(Task to carry out) Your task is to extract every entry that follows word for word while excluding the pictures.

(Source records)
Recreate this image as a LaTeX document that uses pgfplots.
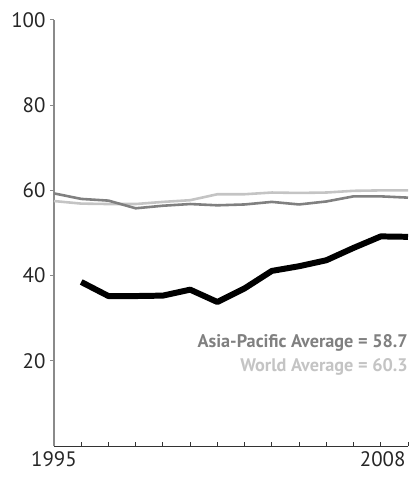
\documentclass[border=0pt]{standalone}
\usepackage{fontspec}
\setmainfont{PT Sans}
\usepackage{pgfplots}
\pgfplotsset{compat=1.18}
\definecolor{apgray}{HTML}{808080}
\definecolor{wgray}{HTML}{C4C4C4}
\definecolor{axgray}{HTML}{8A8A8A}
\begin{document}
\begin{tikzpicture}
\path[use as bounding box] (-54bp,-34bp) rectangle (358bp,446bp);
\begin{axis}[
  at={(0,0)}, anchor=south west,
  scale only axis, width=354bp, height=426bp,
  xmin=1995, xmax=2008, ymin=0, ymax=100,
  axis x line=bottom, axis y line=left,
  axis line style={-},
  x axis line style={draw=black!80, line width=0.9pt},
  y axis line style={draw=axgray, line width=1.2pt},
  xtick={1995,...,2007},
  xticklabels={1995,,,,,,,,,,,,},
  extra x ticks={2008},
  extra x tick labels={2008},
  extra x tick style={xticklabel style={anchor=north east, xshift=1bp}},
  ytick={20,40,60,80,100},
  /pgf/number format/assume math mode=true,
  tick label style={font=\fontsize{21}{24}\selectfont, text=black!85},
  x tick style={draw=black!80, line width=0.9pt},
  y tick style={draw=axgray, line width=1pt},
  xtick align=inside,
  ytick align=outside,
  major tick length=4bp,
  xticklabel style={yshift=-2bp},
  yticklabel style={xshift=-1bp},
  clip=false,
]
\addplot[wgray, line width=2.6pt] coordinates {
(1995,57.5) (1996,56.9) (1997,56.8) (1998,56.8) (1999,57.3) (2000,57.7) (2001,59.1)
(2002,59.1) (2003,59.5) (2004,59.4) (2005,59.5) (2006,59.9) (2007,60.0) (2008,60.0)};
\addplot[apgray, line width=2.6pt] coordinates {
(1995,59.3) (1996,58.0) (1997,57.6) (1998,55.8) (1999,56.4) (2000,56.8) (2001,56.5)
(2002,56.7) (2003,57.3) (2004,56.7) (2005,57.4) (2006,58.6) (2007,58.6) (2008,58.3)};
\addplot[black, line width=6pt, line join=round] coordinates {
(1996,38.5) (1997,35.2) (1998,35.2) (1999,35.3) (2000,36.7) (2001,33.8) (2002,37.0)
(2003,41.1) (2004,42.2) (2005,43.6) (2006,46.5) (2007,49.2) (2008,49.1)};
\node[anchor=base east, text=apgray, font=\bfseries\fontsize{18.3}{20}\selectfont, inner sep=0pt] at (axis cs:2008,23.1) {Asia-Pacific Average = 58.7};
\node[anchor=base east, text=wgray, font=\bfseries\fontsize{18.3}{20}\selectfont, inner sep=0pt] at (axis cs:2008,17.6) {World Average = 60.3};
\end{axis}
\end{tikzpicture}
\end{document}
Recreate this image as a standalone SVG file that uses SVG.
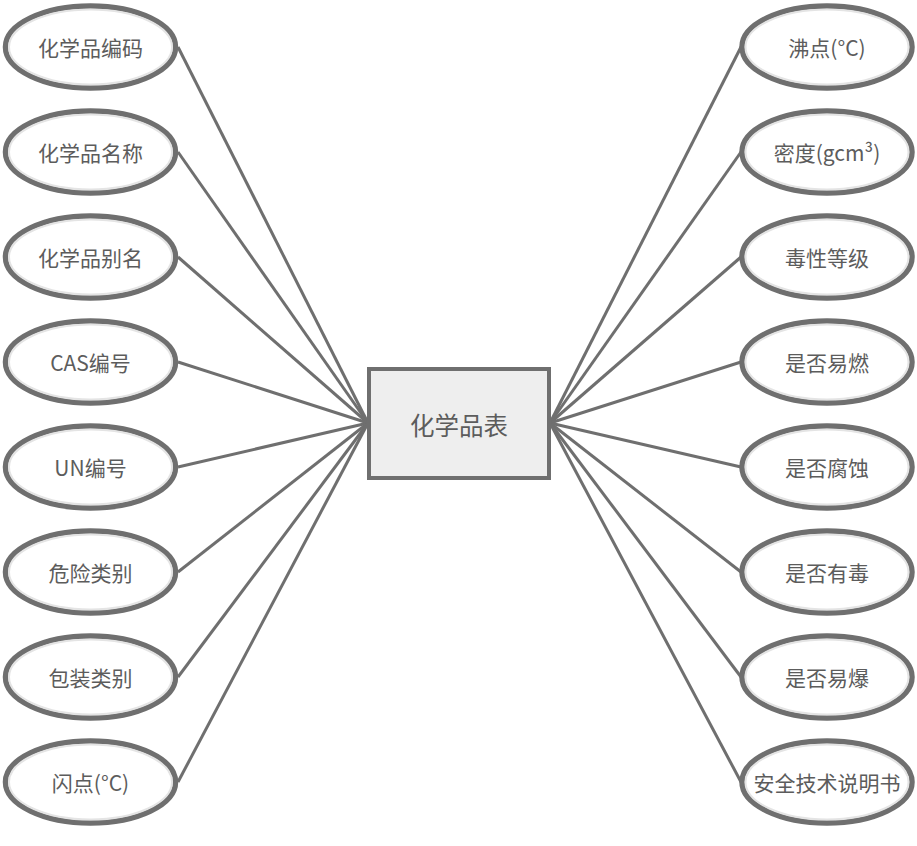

(Result of this task)
Recreate this image as a LaTeX document that uses pgfplots.
\documentclass[border=0pt]{standalone}
\usepackage{fontspec}
\setmainfont{PT Sans}
\usepackage{pgfplots}
\pgfplotsset{compat=1.18}
\definecolor{apgray}{HTML}{808080}
\definecolor{wgray}{HTML}{C4C4C4}
\definecolor{axgray}{HTML}{8A8A8A}
\begin{document}
\begin{tikzpicture}
\path[use as bounding box] (-54bp,-34bp) rectangle (358bp,446bp);
\begin{axis}[
  at={(0,0)}, anchor=south west,
  scale only axis, width=354bp, height=426bp,
  xmin=1995, xmax=2008, ymin=0, ymax=100,
  axis x line=bottom, axis y line=left,
  axis line style={-},
  x axis line style={draw=black!80, line width=0.9pt},
  y axis line style={draw=axgray, line width=1.2pt},
  xtick={1995,...,2007},
  xticklabels={1995,,,,,,,,,,,,},
  extra x ticks={2008},
  extra x tick labels={2008},
  extra x tick style={xticklabel style={anchor=north east, xshift=1bp}},
  ytick={20,40,60,80,100},
  /pgf/number format/assume math mode=true,
  tick label style={font=\fontsize{21}{24}\selectfont, text=black!85},
  x tick style={draw=black!80, line width=0.9pt},
  y tick style={draw=axgray, line width=1pt},
  xtick align=inside,
  ytick align=outside,
  major tick length=4bp,
  xticklabel style={yshift=-2bp},
  yticklabel style={xshift=-1bp},
  clip=false,
]
\addplot[wgray, line width=2.6pt] coordinates {
(1995,57.5) (1996,56.9) (1997,56.8) (1998,56.8) (1999,57.3) (2000,57.7) (2001,59.1)
(2002,59.1) (2003,59.5) (2004,59.4) (2005,59.5) (2006,59.9) (2007,60.0) (2008,60.0)};
\addplot[apgray, line width=2.6pt] coordinates {
(1995,59.3) (1996,58.0) (1997,57.6) (1998,55.8) (1999,56.4) (2000,56.8) (2001,56.5)
(2002,56.7) (2003,57.3) (2004,56.7) (2005,57.4) (2006,58.6) (2007,58.6) (2008,58.3)};
\addplot[black, line width=6pt, line join=round] coordinates {
(1996,38.5) (1997,35.2) (1998,35.2) (1999,35.3) (2000,36.7) (2001,33.8) (2002,37.0)
(2003,41.1) (2004,42.2) (2005,43.6) (2006,46.5) (2007,49.2) (2008,49.1)};
\node[anchor=base east, text=apgray, font=\bfseries\fontsize{18.3}{20}\selectfont, inner sep=0pt] at (axis cs:2008,23.1) {Asia-Pacific Average = 58.7};
\node[anchor=base east, text=wgray, font=\bfseries\fontsize{18.3}{20}\selectfont, inner sep=0pt] at (axis cs:2008,17.6) {World Average = 60.3};
\end{axis}
\end{tikzpicture}
\end{document}
Recreate this image as a standalone SVG file that uses SVG.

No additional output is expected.